Rows from a dataset of charts and code
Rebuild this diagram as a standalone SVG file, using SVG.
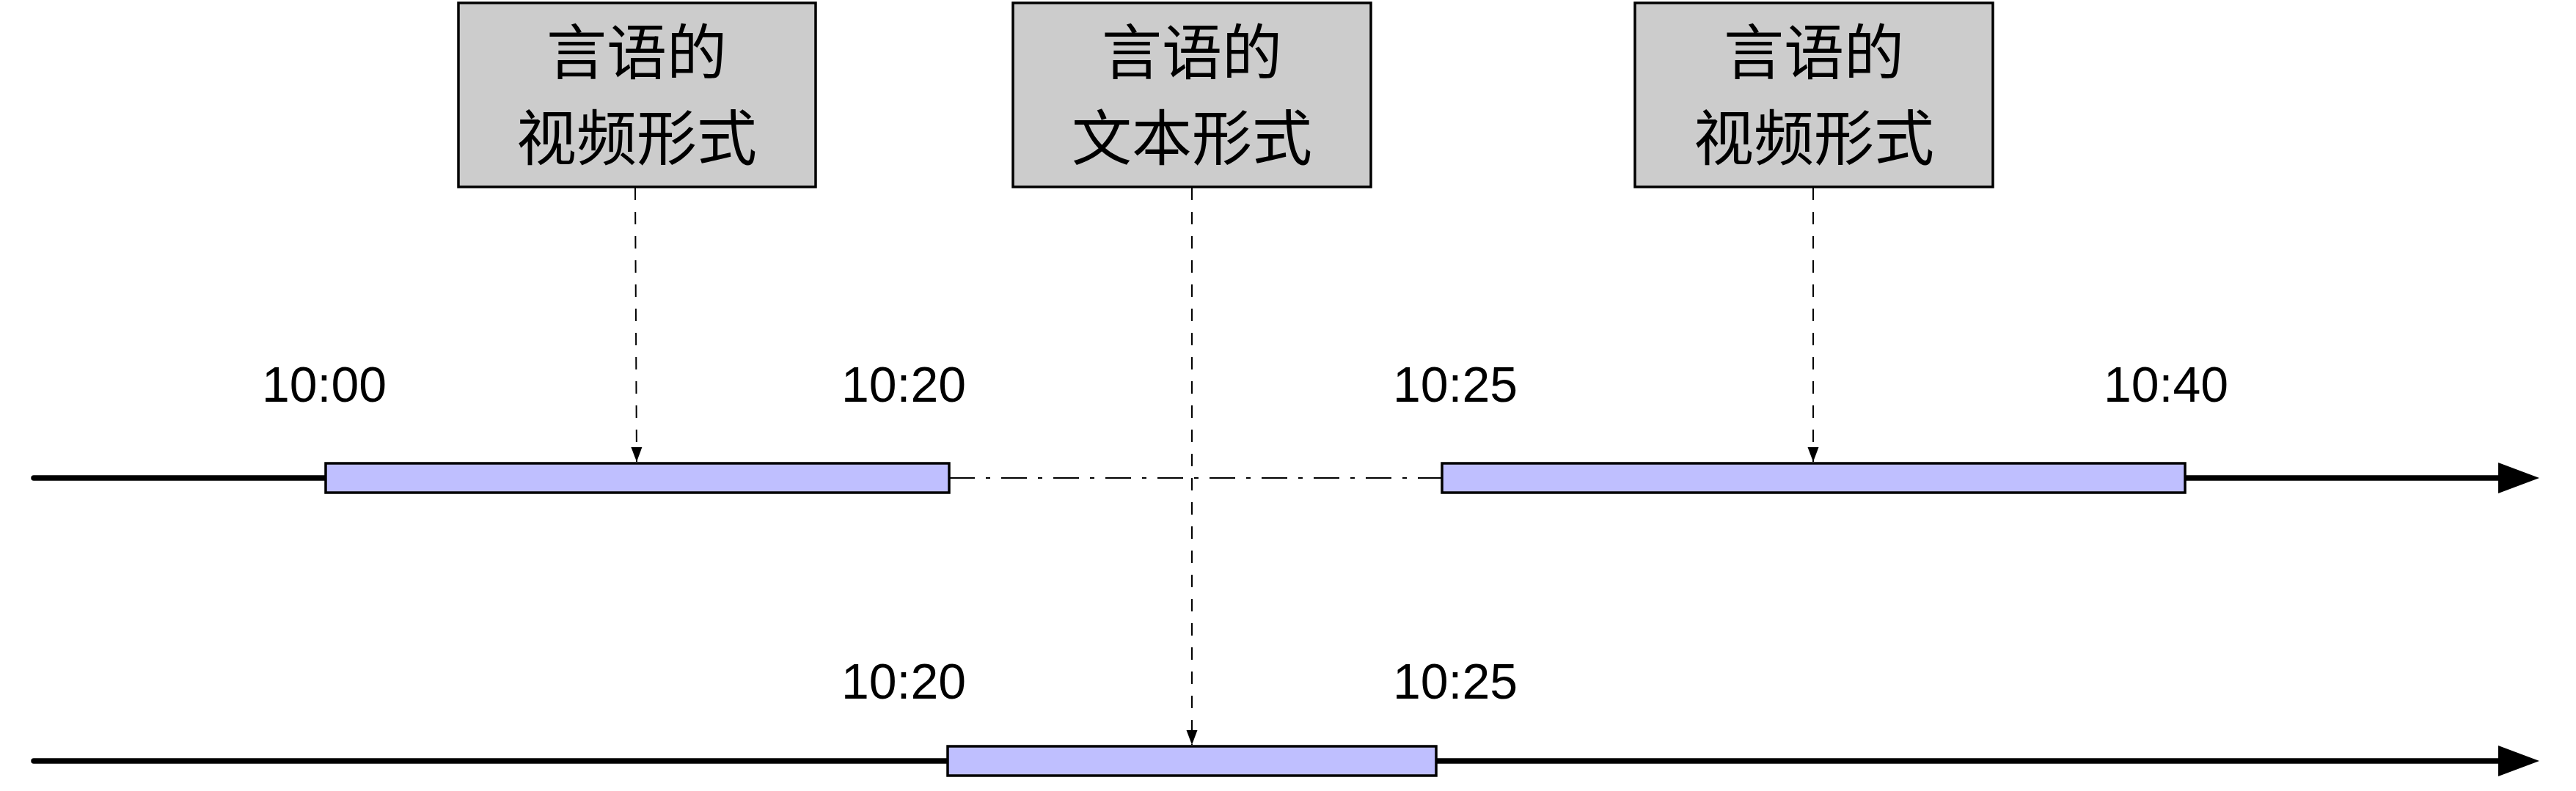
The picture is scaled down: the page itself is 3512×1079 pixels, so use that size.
<svg xmlns="http://www.w3.org/2000/svg" width="3512" height="1079" viewBox="0 0 3512 1079">
<style>
.box{fill:#cccccc;stroke:#000;stroke-width:3.5}
.bar{fill:#bfbfff;stroke:#000;stroke-width:3.5}
.cjk{font-family:"Noto Sans CJK SC","Noto Sans",sans-serif;font-size:82px;fill:#000;text-anchor:middle}
.time{font-family:"Liberation Sans",Arial,sans-serif;font-size:68px;fill:#000;text-anchor:middle}
.axis{stroke:#000;stroke-width:7.5;stroke-linecap:round;fill:none}
.dash{stroke:#000;stroke-width:2;stroke-dasharray:17 16;fill:none}
.dashdot{stroke:#000;stroke-width:2;stroke-dasharray:35 15 6 15;fill:none}
.head{fill:#000}
</style>
<defs>
<marker id="arr" markerUnits="userSpaceOnUse" markerWidth="20" markerHeight="16" refX="20" refY="8" orient="auto">
<path d="M0,0.5 L20,8 L0,15.5 z" fill="#000"/>
</marker>
</defs>
<rect width="3512" height="1079" fill="#fff"/>
<g id="timeline-top">
<line class="axis" x1="46" y1="652" x2="444" y2="652"/>
<line class="axis" x1="2979" y1="652" x2="3410" y2="652"/>
<polygon class="head" points="3406,631 3462,652 3406,673"/>
</g>
<g id="timeline-bottom">
<line class="axis" x1="46" y1="1038" x2="3410" y2="1038"/>
<polygon class="head" points="3406,1017 3462,1038 3406,1059"/>
</g>
<g id="connectors">
<line class="dashdot" x1="1294" y1="652" x2="1966" y2="652"/>
<line class="dash" x1="866" y1="256" x2="868" y2="630" marker-end="url(#arr)"/>
<line class="dash" x1="1625" y1="256" x2="1625" y2="1016" marker-end="url(#arr)"/>
<line class="dash" x1="2472" y1="256" x2="2472" y2="630" marker-end="url(#arr)"/>
</g>
<g id="bar1"><rect class="bar" x="444" y="632" width="850" height="40"/></g>
<g id="bar2"><rect class="bar" x="1966" y="632" width="1013" height="40"/></g>
<g id="bar3"><rect class="bar" x="1292" y="1018" width="666" height="40"/></g>
<g id="box1">
<rect class="box" x="625" y="4" width="487" height="251"/>
<text class="cjk" x="868" y="101">言语的</text>
<text class="cjk" x="868" y="218">视频形式</text>
</g>
<g id="box2">
<rect class="box" x="1381" y="4" width="488" height="251"/>
<text class="cjk" x="1625" y="101">言语的</text>
<text class="cjk" x="1625" y="218">文本形式</text>
</g>
<g id="box3">
<rect class="box" x="2229" y="4" width="488" height="251"/>
<text class="cjk" x="2473" y="101">言语的</text>
<text class="cjk" x="2473" y="218">视频形式</text>
</g>
<g id="labels">
<text class="time" x="442" y="548">10:00</text>
<text class="time" x="1232" y="548">10:20</text>
<text class="time" x="1984" y="548">10:25</text>
<text class="time" x="2953" y="548">10:40</text>
<text class="time" x="1232" y="953">10:20</text>
<text class="time" x="1984" y="953">10:25</text>
</g>
</svg>
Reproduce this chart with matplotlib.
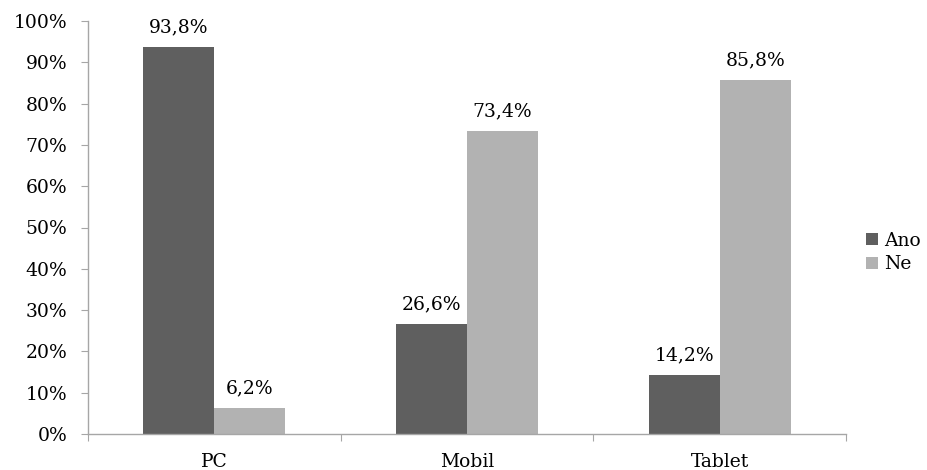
import matplotlib
matplotlib.use("Agg")
import matplotlib.pyplot as plt
import numpy as np
from matplotlib.ticker import FixedLocator, NullFormatter

categories = ["PC", "Mobil", "Tablet"]
ano = [93.8, 26.6, 14.2]
ne = [6.2, 73.4, 85.8]
series_names = ["Ano", "Ne"]
y_ticks = [0, 10, 20, 30, 40, 50, 60, 70, 80, 90, 100]

DARK = "#5f5f5f"
LIGHT = "#b2b2b2"
AXIS = "#a6a6a6"
FS = 13.5

plt.rcParams["font.family"] = ["DejaVu Serif"]

fig = plt.figure(figsize=(9.28, 4.70), dpi=100)
ax = fig.add_axes([88 / 928, 36 / 470, 758 / 928, 413 / 470])

x = np.arange(len(categories))
w = 0.281
b1 = ax.bar(x - w / 2, ano, w, color=DARK, label=series_names[0])
b2 = ax.bar(x + w / 2, ne, w, color=LIGHT, label=series_names[1])

for bars, vals in ((b1, ano), (b2, ne)):
    for rect, v in zip(bars, vals):
        ax.annotate(f"{v:.1f}%".replace(".", ","),
                    (rect.get_x() + rect.get_width() / 2, v),
                    xytext=(0, 10.5), textcoords="offset points",
                    ha="center", va="baseline", fontsize=FS)

ax.set_xlim(-0.5, len(categories) - 0.5)
ax.set_ylim(0, 100)
ax.set_yticks(y_ticks)
ax.set_yticklabels([f"{t}%" for t in y_ticks], fontsize=FS)

# category names sit between the group separator ticks
ax.xaxis.set_major_locator(FixedLocator(np.arange(len(categories) + 1) - 0.5))
ax.xaxis.set_major_formatter(NullFormatter())
ax.xaxis.set_minor_locator(FixedLocator(x))
ax.set_xticklabels(categories, minor=True, fontsize=FS)
ax.tick_params(axis="x", which="minor", length=0, pad=14)
ax.tick_params(axis="x", which="major", length=5, color=AXIS, direction="out")
ax.tick_params(axis="y", length=5, color=AXIS, direction="out", pad=10)

for s in ("top", "right"):
    ax.spines[s].set_visible(False)
for s in ("left", "bottom"):
    ax.spines[s].set_color(AXIS)
    ax.spines[s].set_linewidth(1.0)

ax.legend(loc="center left", bbox_to_anchor=(866 / 928, 1 - 252.5 / 470),
          bbox_transform=fig.transFigure, frameon=False,
          fontsize=FS, handlelength=0.62, handleheight=0.62,
          handletextpad=0.35, labelspacing=0.3, borderaxespad=0, borderpad=0)

fig.savefig("out.png", dpi=100)
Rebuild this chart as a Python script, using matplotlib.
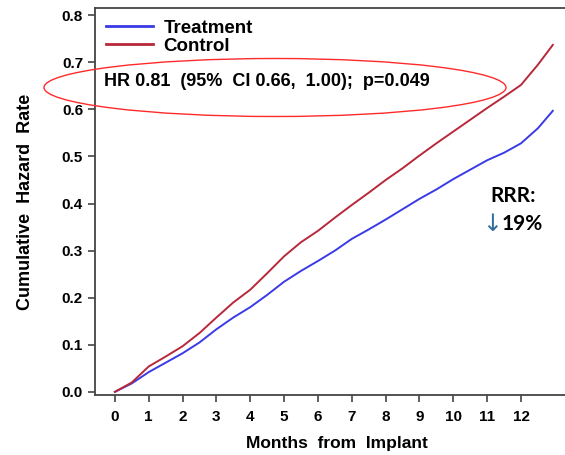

§ What the exercise asks
Using the data above, print every line exactly, omitting pictures.

§ Solved problem
Rebuild this diagram as a standalone SVG file, using SVG.
The picture is scaled down: the page itself is 3512×1079 pixels, so use that size.
<svg xmlns="http://www.w3.org/2000/svg" width="3512" height="1079" viewBox="0 0 3512 1079">
<style>
.box{fill:#cccccc;stroke:#000;stroke-width:3.5}
.bar{fill:#bfbfff;stroke:#000;stroke-width:3.5}
.cjk{font-family:"Noto Sans CJK SC","Noto Sans",sans-serif;font-size:82px;fill:#000;text-anchor:middle}
.time{font-family:"Liberation Sans",Arial,sans-serif;font-size:68px;fill:#000;text-anchor:middle}
.axis{stroke:#000;stroke-width:7.5;stroke-linecap:round;fill:none}
.dash{stroke:#000;stroke-width:2;stroke-dasharray:17 16;fill:none}
.dashdot{stroke:#000;stroke-width:2;stroke-dasharray:35 15 6 15;fill:none}
.head{fill:#000}
</style>
<defs>
<marker id="arr" markerUnits="userSpaceOnUse" markerWidth="20" markerHeight="16" refX="20" refY="8" orient="auto">
<path d="M0,0.5 L20,8 L0,15.5 z" fill="#000"/>
</marker>
</defs>
<rect width="3512" height="1079" fill="#fff"/>
<g id="timeline-top">
<line class="axis" x1="46" y1="652" x2="444" y2="652"/>
<line class="axis" x1="2979" y1="652" x2="3410" y2="652"/>
<polygon class="head" points="3406,631 3462,652 3406,673"/>
</g>
<g id="timeline-bottom">
<line class="axis" x1="46" y1="1038" x2="3410" y2="1038"/>
<polygon class="head" points="3406,1017 3462,1038 3406,1059"/>
</g>
<g id="connectors">
<line class="dashdot" x1="1294" y1="652" x2="1966" y2="652"/>
<line class="dash" x1="866" y1="256" x2="868" y2="630" marker-end="url(#arr)"/>
<line class="dash" x1="1625" y1="256" x2="1625" y2="1016" marker-end="url(#arr)"/>
<line class="dash" x1="2472" y1="256" x2="2472" y2="630" marker-end="url(#arr)"/>
</g>
<g id="bar1"><rect class="bar" x="444" y="632" width="850" height="40"/></g>
<g id="bar2"><rect class="bar" x="1966" y="632" width="1013" height="40"/></g>
<g id="bar3"><rect class="bar" x="1292" y="1018" width="666" height="40"/></g>
<g id="box1">
<rect class="box" x="625" y="4" width="487" height="251"/>
<text class="cjk" x="868" y="101">言语的</text>
<text class="cjk" x="868" y="218">视频形式</text>
</g>
<g id="box2">
<rect class="box" x="1381" y="4" width="488" height="251"/>
<text class="cjk" x="1625" y="101">言语的</text>
<text class="cjk" x="1625" y="218">文本形式</text>
</g>
<g id="box3">
<rect class="box" x="2229" y="4" width="488" height="251"/>
<text class="cjk" x="2473" y="101">言语的</text>
<text class="cjk" x="2473" y="218">视频形式</text>
</g>
<g id="labels">
<text class="time" x="442" y="548">10:00</text>
<text class="time" x="1232" y="548">10:20</text>
<text class="time" x="1984" y="548">10:25</text>
<text class="time" x="2953" y="548">10:40</text>
<text class="time" x="1232" y="953">10:20</text>
<text class="time" x="1984" y="953">10:25</text>
</g>
</svg>
Reproduce this chart with matplotlib.
import matplotlib
matplotlib.use("Agg")
import matplotlib.pyplot as plt
import numpy as np
from matplotlib.ticker import FixedLocator, NullFormatter

categories = ["PC", "Mobil", "Tablet"]
ano = [93.8, 26.6, 14.2]
ne = [6.2, 73.4, 85.8]
series_names = ["Ano", "Ne"]
y_ticks = [0, 10, 20, 30, 40, 50, 60, 70, 80, 90, 100]

DARK = "#5f5f5f"
LIGHT = "#b2b2b2"
AXIS = "#a6a6a6"
FS = 13.5

plt.rcParams["font.family"] = ["DejaVu Serif"]

fig = plt.figure(figsize=(9.28, 4.70), dpi=100)
ax = fig.add_axes([88 / 928, 36 / 470, 758 / 928, 413 / 470])

x = np.arange(len(categories))
w = 0.281
b1 = ax.bar(x - w / 2, ano, w, color=DARK, label=series_names[0])
b2 = ax.bar(x + w / 2, ne, w, color=LIGHT, label=series_names[1])

for bars, vals in ((b1, ano), (b2, ne)):
    for rect, v in zip(bars, vals):
        ax.annotate(f"{v:.1f}%".replace(".", ","),
                    (rect.get_x() + rect.get_width() / 2, v),
                    xytext=(0, 10.5), textcoords="offset points",
                    ha="center", va="baseline", fontsize=FS)

ax.set_xlim(-0.5, len(categories) - 0.5)
ax.set_ylim(0, 100)
ax.set_yticks(y_ticks)
ax.set_yticklabels([f"{t}%" for t in y_ticks], fontsize=FS)

# category names sit between the group separator ticks
ax.xaxis.set_major_locator(FixedLocator(np.arange(len(categories) + 1) - 0.5))
ax.xaxis.set_major_formatter(NullFormatter())
ax.xaxis.set_minor_locator(FixedLocator(x))
ax.set_xticklabels(categories, minor=True, fontsize=FS)
ax.tick_params(axis="x", which="minor", length=0, pad=14)
ax.tick_params(axis="x", which="major", length=5, color=AXIS, direction="out")
ax.tick_params(axis="y", length=5, color=AXIS, direction="out", pad=10)

for s in ("top", "right"):
    ax.spines[s].set_visible(False)
for s in ("left", "bottom"):
    ax.spines[s].set_color(AXIS)
    ax.spines[s].set_linewidth(1.0)

ax.legend(loc="center left", bbox_to_anchor=(866 / 928, 1 - 252.5 / 470),
          bbox_transform=fig.transFigure, frameon=False,
          fontsize=FS, handlelength=0.62, handleheight=0.62,
          handletextpad=0.35, labelspacing=0.3, borderaxespad=0, borderpad=0)

fig.savefig("out.png", dpi=100)
Rebuild this chart as a Python script, using matplotlib.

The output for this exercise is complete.